Even with the above, 99% of our retirement income will come from my pension and I am wondering if there is anyway that I can use my wife’s allowances towards this income too. Else it will all be subject to my allowances and in many cases, tip over into the 40% bracket.

Would appreciate your thoughts on this. Thanks.

D&C
Posts:149
Joined:Mon Nov 25, 2019 11:35 pm

Re: Pension Income and Tax Allowances

Postby D&C » Fri Sep 29, 2023 7:36 am

If it turns out that you aren't a higher rate payer then she could apply for Marriage Allowance. That reduces her Personal allowance from £12,570 to £11,310 and in return your income tax liability would be reduced by £252.

Other than that realistically I think you will just need to bite the bullet and be prepared to give your wife the money to allow her to build up a pension. So she can make use of her Personal Allowance.

As she has earnings of £9,000 relevant for pension contribution purposes if you give her £7,200 she could add that to a personal pension or SIPP and the pension company would add £1,800 in basic rate relief giving a gross contribution of £9,000.

Jupiter01
Posts:51
Joined:Tue Jul 11, 2023 8:11 pm

Re: Pension Income and Tax Allowances

Postby Jupiter01 » Fri Sep 29, 2023 9:51 am

Presumably, I will need to pay in less than £7,200 as there will be some employer contributions to be had from the workplace pensions at both of here art time jobs?

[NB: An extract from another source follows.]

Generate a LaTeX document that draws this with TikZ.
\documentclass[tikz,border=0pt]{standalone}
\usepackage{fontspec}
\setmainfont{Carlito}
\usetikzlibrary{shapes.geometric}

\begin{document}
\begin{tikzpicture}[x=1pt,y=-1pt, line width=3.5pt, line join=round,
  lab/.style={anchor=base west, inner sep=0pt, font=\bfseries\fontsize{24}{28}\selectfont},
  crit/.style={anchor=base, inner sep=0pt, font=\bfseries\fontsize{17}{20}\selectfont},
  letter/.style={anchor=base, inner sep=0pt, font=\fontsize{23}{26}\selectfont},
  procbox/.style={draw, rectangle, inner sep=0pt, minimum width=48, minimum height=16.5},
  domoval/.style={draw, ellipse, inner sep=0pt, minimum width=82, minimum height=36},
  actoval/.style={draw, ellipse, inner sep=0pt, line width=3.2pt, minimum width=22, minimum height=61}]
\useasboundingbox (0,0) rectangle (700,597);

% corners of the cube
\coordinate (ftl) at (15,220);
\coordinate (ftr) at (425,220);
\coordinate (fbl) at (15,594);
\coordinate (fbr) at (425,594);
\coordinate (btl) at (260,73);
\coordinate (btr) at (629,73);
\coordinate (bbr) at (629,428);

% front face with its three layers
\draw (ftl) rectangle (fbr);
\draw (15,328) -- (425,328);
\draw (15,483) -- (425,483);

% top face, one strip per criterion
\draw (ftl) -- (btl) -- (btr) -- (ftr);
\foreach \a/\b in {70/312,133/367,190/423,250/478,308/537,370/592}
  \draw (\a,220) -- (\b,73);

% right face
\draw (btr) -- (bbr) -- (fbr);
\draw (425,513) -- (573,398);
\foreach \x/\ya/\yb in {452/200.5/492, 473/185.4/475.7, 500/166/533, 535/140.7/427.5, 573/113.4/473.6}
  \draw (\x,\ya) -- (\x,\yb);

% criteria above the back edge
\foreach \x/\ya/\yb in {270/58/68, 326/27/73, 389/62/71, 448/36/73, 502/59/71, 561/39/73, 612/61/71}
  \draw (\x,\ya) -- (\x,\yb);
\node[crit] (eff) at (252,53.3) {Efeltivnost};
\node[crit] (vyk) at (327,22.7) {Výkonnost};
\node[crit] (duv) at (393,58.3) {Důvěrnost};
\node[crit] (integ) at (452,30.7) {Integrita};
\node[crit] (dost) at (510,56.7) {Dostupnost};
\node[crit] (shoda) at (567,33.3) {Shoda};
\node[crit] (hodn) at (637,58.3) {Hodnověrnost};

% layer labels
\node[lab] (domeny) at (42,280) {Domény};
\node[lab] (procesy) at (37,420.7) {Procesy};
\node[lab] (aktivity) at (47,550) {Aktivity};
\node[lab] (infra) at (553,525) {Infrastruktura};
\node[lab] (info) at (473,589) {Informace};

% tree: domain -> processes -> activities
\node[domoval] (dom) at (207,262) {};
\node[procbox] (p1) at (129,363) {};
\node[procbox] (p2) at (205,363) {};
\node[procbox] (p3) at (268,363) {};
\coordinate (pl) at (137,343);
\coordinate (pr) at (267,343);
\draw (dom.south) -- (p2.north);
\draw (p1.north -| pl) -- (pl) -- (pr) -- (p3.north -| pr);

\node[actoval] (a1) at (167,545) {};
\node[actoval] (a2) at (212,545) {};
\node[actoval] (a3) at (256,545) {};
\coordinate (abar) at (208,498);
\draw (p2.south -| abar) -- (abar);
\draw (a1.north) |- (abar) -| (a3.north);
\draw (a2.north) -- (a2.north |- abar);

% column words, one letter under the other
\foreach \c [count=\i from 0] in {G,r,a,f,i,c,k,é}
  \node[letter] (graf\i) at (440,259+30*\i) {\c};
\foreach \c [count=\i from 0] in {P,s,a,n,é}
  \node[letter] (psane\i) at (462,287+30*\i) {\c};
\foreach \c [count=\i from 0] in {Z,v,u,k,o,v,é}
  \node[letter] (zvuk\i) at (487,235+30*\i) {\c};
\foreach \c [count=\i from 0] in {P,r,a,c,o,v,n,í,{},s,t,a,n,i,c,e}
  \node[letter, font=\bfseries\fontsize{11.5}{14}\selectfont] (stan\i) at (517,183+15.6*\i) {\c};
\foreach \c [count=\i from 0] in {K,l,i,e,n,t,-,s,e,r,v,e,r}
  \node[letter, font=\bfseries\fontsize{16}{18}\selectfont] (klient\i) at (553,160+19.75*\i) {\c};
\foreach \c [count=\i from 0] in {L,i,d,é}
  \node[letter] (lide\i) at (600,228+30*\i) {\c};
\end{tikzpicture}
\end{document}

I will as a matter of course, max out any employer contributions that are available as part of the workplace pensions but am then unsure on whether I make additional contributions into her pension, knowing that the same contribution into my pension gets me 40% tax relief. On economics, is there a simple answer to this conundrum? i.e. am I better off growing my own pension quicker and as part of that benefiting from compounding of the underlying investment, knowing that there will be a tax liability on the other end. Or should I be diversifying to some degree?

Is there something I could do with my tax free cash at retirement that helps with the above? I would welcome your thoughts on this. Thanks again.